What is required
Output all the material that follows, exactly as given.

Given data
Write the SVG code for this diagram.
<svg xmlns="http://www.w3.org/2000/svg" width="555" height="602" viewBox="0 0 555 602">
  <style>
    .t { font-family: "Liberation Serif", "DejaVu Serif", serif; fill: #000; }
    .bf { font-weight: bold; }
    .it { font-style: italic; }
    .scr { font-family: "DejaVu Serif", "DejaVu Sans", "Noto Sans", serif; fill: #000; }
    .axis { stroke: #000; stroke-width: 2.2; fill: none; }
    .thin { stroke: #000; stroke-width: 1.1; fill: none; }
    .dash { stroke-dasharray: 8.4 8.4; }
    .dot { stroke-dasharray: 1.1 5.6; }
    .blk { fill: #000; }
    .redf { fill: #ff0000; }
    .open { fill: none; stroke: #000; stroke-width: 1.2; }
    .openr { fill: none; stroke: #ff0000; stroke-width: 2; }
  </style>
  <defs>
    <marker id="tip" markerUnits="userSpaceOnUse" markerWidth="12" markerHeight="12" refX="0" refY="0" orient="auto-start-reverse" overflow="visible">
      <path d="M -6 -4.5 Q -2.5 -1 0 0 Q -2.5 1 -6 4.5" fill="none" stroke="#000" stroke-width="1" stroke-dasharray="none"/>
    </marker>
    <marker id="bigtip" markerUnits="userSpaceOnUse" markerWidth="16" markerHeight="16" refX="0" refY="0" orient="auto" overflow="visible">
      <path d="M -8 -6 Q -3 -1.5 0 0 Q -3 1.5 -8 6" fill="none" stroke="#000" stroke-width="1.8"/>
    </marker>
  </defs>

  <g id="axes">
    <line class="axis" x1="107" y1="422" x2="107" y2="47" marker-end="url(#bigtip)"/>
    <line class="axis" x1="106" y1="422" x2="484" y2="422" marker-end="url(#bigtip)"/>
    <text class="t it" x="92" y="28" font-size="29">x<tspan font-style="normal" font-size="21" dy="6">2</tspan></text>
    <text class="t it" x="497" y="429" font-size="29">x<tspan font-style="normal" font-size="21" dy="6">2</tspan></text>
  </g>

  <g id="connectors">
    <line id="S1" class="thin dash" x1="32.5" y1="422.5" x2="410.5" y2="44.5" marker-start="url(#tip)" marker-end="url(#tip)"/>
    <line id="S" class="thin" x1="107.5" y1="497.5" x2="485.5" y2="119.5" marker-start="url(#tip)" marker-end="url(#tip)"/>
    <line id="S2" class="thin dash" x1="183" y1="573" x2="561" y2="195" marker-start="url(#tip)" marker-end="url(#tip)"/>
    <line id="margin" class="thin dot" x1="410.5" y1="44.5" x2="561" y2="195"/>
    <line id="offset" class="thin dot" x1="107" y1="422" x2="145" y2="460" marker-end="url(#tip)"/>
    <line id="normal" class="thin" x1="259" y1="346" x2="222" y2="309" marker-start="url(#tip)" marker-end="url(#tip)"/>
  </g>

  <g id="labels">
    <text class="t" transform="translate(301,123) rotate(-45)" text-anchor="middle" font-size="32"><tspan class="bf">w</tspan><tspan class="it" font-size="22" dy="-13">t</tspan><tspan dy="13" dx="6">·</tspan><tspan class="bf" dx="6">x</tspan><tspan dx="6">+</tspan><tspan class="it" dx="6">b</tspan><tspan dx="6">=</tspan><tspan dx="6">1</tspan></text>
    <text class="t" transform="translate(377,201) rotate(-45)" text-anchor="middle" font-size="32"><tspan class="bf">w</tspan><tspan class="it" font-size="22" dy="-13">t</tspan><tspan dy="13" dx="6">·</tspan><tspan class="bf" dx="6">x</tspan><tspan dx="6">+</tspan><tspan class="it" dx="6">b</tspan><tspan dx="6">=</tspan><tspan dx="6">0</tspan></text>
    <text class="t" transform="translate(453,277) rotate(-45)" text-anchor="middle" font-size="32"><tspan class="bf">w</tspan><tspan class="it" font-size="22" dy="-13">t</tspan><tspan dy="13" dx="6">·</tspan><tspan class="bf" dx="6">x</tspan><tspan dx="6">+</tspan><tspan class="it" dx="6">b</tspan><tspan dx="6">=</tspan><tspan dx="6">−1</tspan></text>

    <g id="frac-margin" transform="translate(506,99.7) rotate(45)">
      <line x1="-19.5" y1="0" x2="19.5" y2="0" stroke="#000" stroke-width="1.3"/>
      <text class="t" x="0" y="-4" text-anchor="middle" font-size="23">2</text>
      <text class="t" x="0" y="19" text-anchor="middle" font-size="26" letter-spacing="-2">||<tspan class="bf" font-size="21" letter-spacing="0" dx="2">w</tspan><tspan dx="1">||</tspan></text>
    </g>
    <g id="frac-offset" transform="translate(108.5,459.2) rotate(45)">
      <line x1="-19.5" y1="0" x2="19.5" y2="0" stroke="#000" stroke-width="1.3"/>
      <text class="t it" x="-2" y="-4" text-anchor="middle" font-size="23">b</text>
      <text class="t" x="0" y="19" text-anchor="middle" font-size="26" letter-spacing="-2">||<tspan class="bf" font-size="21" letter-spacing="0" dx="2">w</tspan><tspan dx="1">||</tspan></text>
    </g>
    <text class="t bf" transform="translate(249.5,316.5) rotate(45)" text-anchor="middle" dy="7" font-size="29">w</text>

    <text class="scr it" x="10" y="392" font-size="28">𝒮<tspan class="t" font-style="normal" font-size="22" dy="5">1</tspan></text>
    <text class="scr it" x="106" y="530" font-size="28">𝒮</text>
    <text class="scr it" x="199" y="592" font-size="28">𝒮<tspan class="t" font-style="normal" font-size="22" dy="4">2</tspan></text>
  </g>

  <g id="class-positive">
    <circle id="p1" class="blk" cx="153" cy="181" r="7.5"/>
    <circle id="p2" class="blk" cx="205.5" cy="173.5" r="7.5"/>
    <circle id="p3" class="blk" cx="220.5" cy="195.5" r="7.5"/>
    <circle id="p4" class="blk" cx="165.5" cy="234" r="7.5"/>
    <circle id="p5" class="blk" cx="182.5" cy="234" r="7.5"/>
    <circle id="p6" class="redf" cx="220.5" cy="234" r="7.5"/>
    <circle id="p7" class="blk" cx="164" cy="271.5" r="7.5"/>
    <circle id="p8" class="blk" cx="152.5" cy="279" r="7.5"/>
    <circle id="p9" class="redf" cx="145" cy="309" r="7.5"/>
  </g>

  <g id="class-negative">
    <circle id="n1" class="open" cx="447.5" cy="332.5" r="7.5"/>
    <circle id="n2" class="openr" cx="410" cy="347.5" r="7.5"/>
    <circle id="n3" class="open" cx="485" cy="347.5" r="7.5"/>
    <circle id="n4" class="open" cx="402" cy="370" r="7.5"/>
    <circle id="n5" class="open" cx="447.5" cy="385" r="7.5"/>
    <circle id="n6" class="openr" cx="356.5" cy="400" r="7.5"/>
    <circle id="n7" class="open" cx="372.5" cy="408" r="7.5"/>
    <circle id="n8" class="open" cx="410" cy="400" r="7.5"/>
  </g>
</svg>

Solved exercise
Write the SVG code for this diagram.
<svg xmlns="http://www.w3.org/2000/svg" width="555" height="602" viewBox="0 0 555 602">
  <style>
    .t { font-family: "Liberation Serif", "DejaVu Serif", serif; fill: #000; }
    .bf { font-weight: bold; }
    .it { font-style: italic; }
    .scr { font-family: "DejaVu Serif", "DejaVu Sans", "Noto Sans", serif; fill: #000; }
    .axis { stroke: #000; stroke-width: 2.2; fill: none; }
    .thin { stroke: #000; stroke-width: 1.1; fill: none; }
    .dash { stroke-dasharray: 8.4 8.4; }
    .dot { stroke-dasharray: 1.1 5.6; }
    .blk { fill: #000; }
    .redf { fill: #ff0000; }
    .open { fill: none; stroke: #000; stroke-width: 1.2; }
    .openr { fill: none; stroke: #ff0000; stroke-width: 2; }
  </style>
  <defs>
    <marker id="tip" markerUnits="userSpaceOnUse" markerWidth="12" markerHeight="12" refX="0" refY="0" orient="auto-start-reverse" overflow="visible">
      <path d="M -6 -4.5 Q -2.5 -1 0 0 Q -2.5 1 -6 4.5" fill="none" stroke="#000" stroke-width="1" stroke-dasharray="none"/>
    </marker>
    <marker id="bigtip" markerUnits="userSpaceOnUse" markerWidth="16" markerHeight="16" refX="0" refY="0" orient="auto" overflow="visible">
      <path d="M -8 -6 Q -3 -1.5 0 0 Q -3 1.5 -8 6" fill="none" stroke="#000" stroke-width="1.8"/>
    </marker>
  </defs>

  <g id="axes">
    <line class="axis" x1="107" y1="422" x2="107" y2="47" marker-end="url(#bigtip)"/>
    <line class="axis" x1="106" y1="422" x2="484" y2="422" marker-end="url(#bigtip)"/>
    <text class="t it" x="92" y="28" font-size="29">x<tspan font-style="normal" font-size="21" dy="6">2</tspan></text>
    <text class="t it" x="497" y="429" font-size="29">x<tspan font-style="normal" font-size="21" dy="6">2</tspan></text>
  </g>

  <g id="connectors">
    <line id="S1" class="thin dash" x1="32.5" y1="422.5" x2="410.5" y2="44.5" marker-start="url(#tip)" marker-end="url(#tip)"/>
    <line id="S" class="thin" x1="107.5" y1="497.5" x2="485.5" y2="119.5" marker-start="url(#tip)" marker-end="url(#tip)"/>
    <line id="S2" class="thin dash" x1="183" y1="573" x2="561" y2="195" marker-start="url(#tip)" marker-end="url(#tip)"/>
    <line id="margin" class="thin dot" x1="410.5" y1="44.5" x2="561" y2="195"/>
    <line id="offset" class="thin dot" x1="107" y1="422" x2="145" y2="460" marker-end="url(#tip)"/>
    <line id="normal" class="thin" x1="259" y1="346" x2="222" y2="309" marker-start="url(#tip)" marker-end="url(#tip)"/>
  </g>

  <g id="labels">
    <text class="t" transform="translate(301,123) rotate(-45)" text-anchor="middle" font-size="32"><tspan class="bf">w</tspan><tspan class="it" font-size="22" dy="-13">t</tspan><tspan dy="13" dx="6">·</tspan><tspan class="bf" dx="6">x</tspan><tspan dx="6">+</tspan><tspan class="it" dx="6">b</tspan><tspan dx="6">=</tspan><tspan dx="6">1</tspan></text>
    <text class="t" transform="translate(377,201) rotate(-45)" text-anchor="middle" font-size="32"><tspan class="bf">w</tspan><tspan class="it" font-size="22" dy="-13">t</tspan><tspan dy="13" dx="6">·</tspan><tspan class="bf" dx="6">x</tspan><tspan dx="6">+</tspan><tspan class="it" dx="6">b</tspan><tspan dx="6">=</tspan><tspan dx="6">0</tspan></text>
    <text class="t" transform="translate(453,277) rotate(-45)" text-anchor="middle" font-size="32"><tspan class="bf">w</tspan><tspan class="it" font-size="22" dy="-13">t</tspan><tspan dy="13" dx="6">·</tspan><tspan class="bf" dx="6">x</tspan><tspan dx="6">+</tspan><tspan class="it" dx="6">b</tspan><tspan dx="6">=</tspan><tspan dx="6">−1</tspan></text>

    <g id="frac-margin" transform="translate(506,99.7) rotate(45)">
      <line x1="-19.5" y1="0" x2="19.5" y2="0" stroke="#000" stroke-width="1.3"/>
      <text class="t" x="0" y="-4" text-anchor="middle" font-size="23">2</text>
      <text class="t" x="0" y="19" text-anchor="middle" font-size="26" letter-spacing="-2">||<tspan class="bf" font-size="21" letter-spacing="0" dx="2">w</tspan><tspan dx="1">||</tspan></text>
    </g>
    <g id="frac-offset" transform="translate(108.5,459.2) rotate(45)">
      <line x1="-19.5" y1="0" x2="19.5" y2="0" stroke="#000" stroke-width="1.3"/>
      <text class="t it" x="-2" y="-4" text-anchor="middle" font-size="23">b</text>
      <text class="t" x="0" y="19" text-anchor="middle" font-size="26" letter-spacing="-2">||<tspan class="bf" font-size="21" letter-spacing="0" dx="2">w</tspan><tspan dx="1">||</tspan></text>
    </g>
    <text class="t bf" transform="translate(249.5,316.5) rotate(45)" text-anchor="middle" dy="7" font-size="29">w</text>

    <text class="scr it" x="10" y="392" font-size="28">𝒮<tspan class="t" font-style="normal" font-size="22" dy="5">1</tspan></text>
    <text class="scr it" x="106" y="530" font-size="28">𝒮</text>
    <text class="scr it" x="199" y="592" font-size="28">𝒮<tspan class="t" font-style="normal" font-size="22" dy="4">2</tspan></text>
  </g>

  <g id="class-positive">
    <circle id="p1" class="blk" cx="153" cy="181" r="7.5"/>
    <circle id="p2" class="blk" cx="205.5" cy="173.5" r="7.5"/>
    <circle id="p3" class="blk" cx="220.5" cy="195.5" r="7.5"/>
    <circle id="p4" class="blk" cx="165.5" cy="234" r="7.5"/>
    <circle id="p5" class="blk" cx="182.5" cy="234" r="7.5"/>
    <circle id="p6" class="redf" cx="220.5" cy="234" r="7.5"/>
    <circle id="p7" class="blk" cx="164" cy="271.5" r="7.5"/>
    <circle id="p8" class="blk" cx="152.5" cy="279" r="7.5"/>
    <circle id="p9" class="redf" cx="145" cy="309" r="7.5"/>
  </g>

  <g id="class-negative">
    <circle id="n1" class="open" cx="447.5" cy="332.5" r="7.5"/>
    <circle id="n2" class="openr" cx="410" cy="347.5" r="7.5"/>
    <circle id="n3" class="open" cx="485" cy="347.5" r="7.5"/>
    <circle id="n4" class="open" cx="402" cy="370" r="7.5"/>
    <circle id="n5" class="open" cx="447.5" cy="385" r="7.5"/>
    <circle id="n6" class="openr" cx="356.5" cy="400" r="7.5"/>
    <circle id="n7" class="open" cx="372.5" cy="408" r="7.5"/>
    <circle id="n8" class="open" cx="410" cy="400" r="7.5"/>
  </g>
</svg>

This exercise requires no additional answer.